The Cambrian Vision-Centric Benchmark (CV-Bench) is designed to address the limitations of existing vision-centric benchmarks by providing a comprehensive evaluation framework for multimodal large language models (MLLMs). With 2,638 manually-inspected examples, CV-Bench significantly surpasses other vision-centric MLLM benchmarks, offering 3.5 times more examples than RealWorldQA and 8.8 times more than MMVP.

Motivation and Content Summary:

CV-Bench repurposes standard vision benchmarks such as ADE20K, COCO, and Omni3D to assess models on classic vision tasks within a multimodal context.

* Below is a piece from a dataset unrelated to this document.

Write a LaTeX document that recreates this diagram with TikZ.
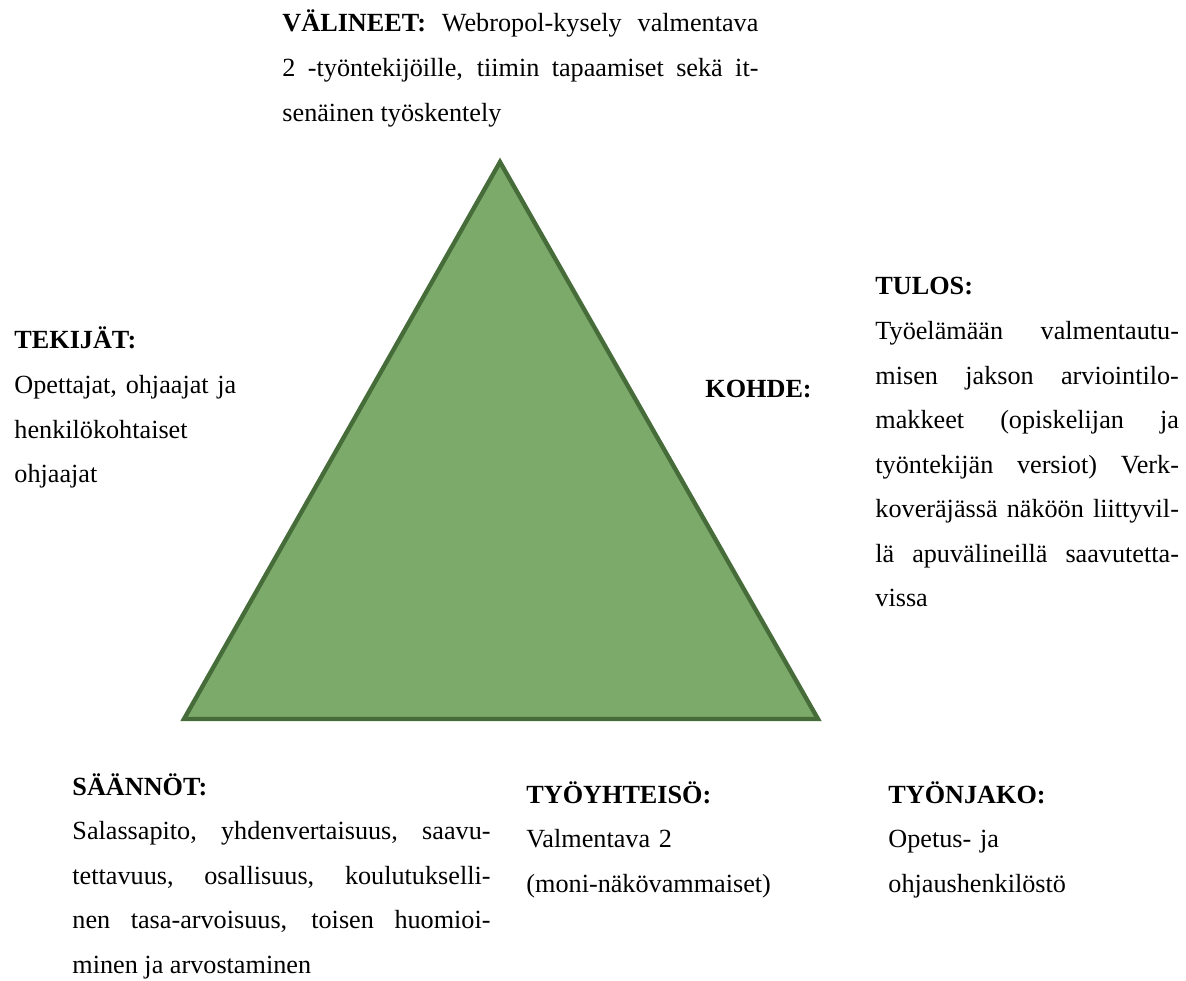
\documentclass[tikz,border=0pt]{standalone}
\usepackage{fontspec}
\setmainfont{Liberation Serif}
\usepackage{tikz}
\usetikzlibrary{positioning}

\definecolor{trifill}{RGB}{124,170,106}
\definecolor{triedge}{RGB}{70,108,58}

\begin{document}
\begin{tikzpicture}[
			x=0.458pt, y=-0.458pt,
			textbox/.style={anchor=base west, inner sep=0pt, align=justify, font=\fontsize{12pt}{20.4pt}\selectfont},
			plainbox/.style={anchor=base west, inner sep=0pt, align=left, text width=120pt, font=\fontsize{12pt}{20.4pt}\selectfont},
		]
			\useasboundingbox (0,0) rectangle (1186,981);
			\hyphenpenalty=10000
			\tolerance=10000

			%Triangle
			\coordinate (apex)	at (500,162);
			\coordinate (left)	at (184,719);
			\coordinate (right)	at (818,719);
			\draw[triedge, line width=2pt, line join=miter, fill=trifill] (apex) -- (left) -- (right) -- cycle;

			%Nodes
			\node[textbox, text width=218pt]	(valineet)	at (282,32)
				{\textbf{VÄLINEET:} Webropol-kysely valmentava\linebreak 2 -työntekijöille, tiimin tapaamiset sekä it-\linebreak senäinen työskentely};
			\node[plainbox]	(tekijat)	at (14,349)
				{\textbf{TEKIJÄT:}\\ Opettajat, ohjaajat ja\\ henkilökohtaiset\\ ohjaajat};
			\node[plainbox]	(kohde)		at (705,398)	{\textbf{KOHDE:}};
			\node[textbox, text width=139pt]	(tulos)		at (875,295)
				{\textbf{TULOS:}\\ Työelämään valmentautu-\linebreak misen jakson arviointilo-\linebreak makkeet (opiskelijan ja\linebreak työntekijän versiot) Verk-\linebreak koveräjässä näköön liittyvil-\linebreak lä apuvälineillä saavutetta-\linebreak vissa};
			\node[textbox, text width=191.5pt]	(saannot)	at (72,795)
				{\textbf{SÄÄNNÖT:}\\ Salassapito, yhdenvertaisuus, saavu-\linebreak tettavuus, osallisuus, koulutukselli-\linebreak nen tasa-arvoisuus, toisen huomioi-\linebreak minen ja arvostaminen};
			\node[plainbox]	(tyoyhteiso)	at (526,803)
				{\textbf{TYÖYHTEISÖ:}\\ Valmentava 2\\ (moni-näkövammaiset)};
			\node[plainbox]	(tyonjako)	at (888,803)
				{\textbf{TYÖNJAKO:}\\ Opetus- ja\\ ohjaushenkilöstö};

		\end{tikzpicture}
\end{document}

Leveraging the rich ground truth annotations from these benchmarks, natural language questions are formulated to probe the fundamental 2D and 3D understanding of models.

Potential Use Cases:

  • Evaluating the spatial relationship and object counting capabilities of models (2D understanding).
  • Assessing the depth order and relative distance understanding of models (3D understanding).
  • Benchmarking the performance of multimodal models in both vision-specific and cross-modal tasks.

Dataset Characteristics:

  • 2D Understanding Tasks:

    • Spatial Relationship: Determine the relative position of an object with respect to the anchor object, considering left-right or top-bottom relationships.
    • Object Count: Determine the number of instances present in the image.
  • 3D Understanding Tasks:

    • Depth Order: Determine which of the two distinct objects is closer to the camera.
    • Relative Distance: Determine which of the two distinct objects is closer to the anchor object.

| Type | Task | Description | Sources | # Samples | |------|----------------------|-----------------------------------------------------------------------------|----------------|-----------| | 2D | Spatial Relationship | Determine the relative position of an object w.r.t. the anchor object. | ADE20K, COCO | 650 | | 2D | Object Count | Determine the number of instances present in the image. | ADE20K, COCO | 788 | | 3D | Depth Order | Determine which of the two distinct objects is closer to the camera. | Omni3D | 600 | | 3D | Relative Distance | Determine which of the two distinct objects is closer to the anchor object. | Omni3D | 600 |

Curation Process:

Questions for each task are programmatically constructed and then manually inspected to ensure clarity and accuracy. Any unclear, ambiguous, or erroneous questions are removed to maintain the benchmark's reliability.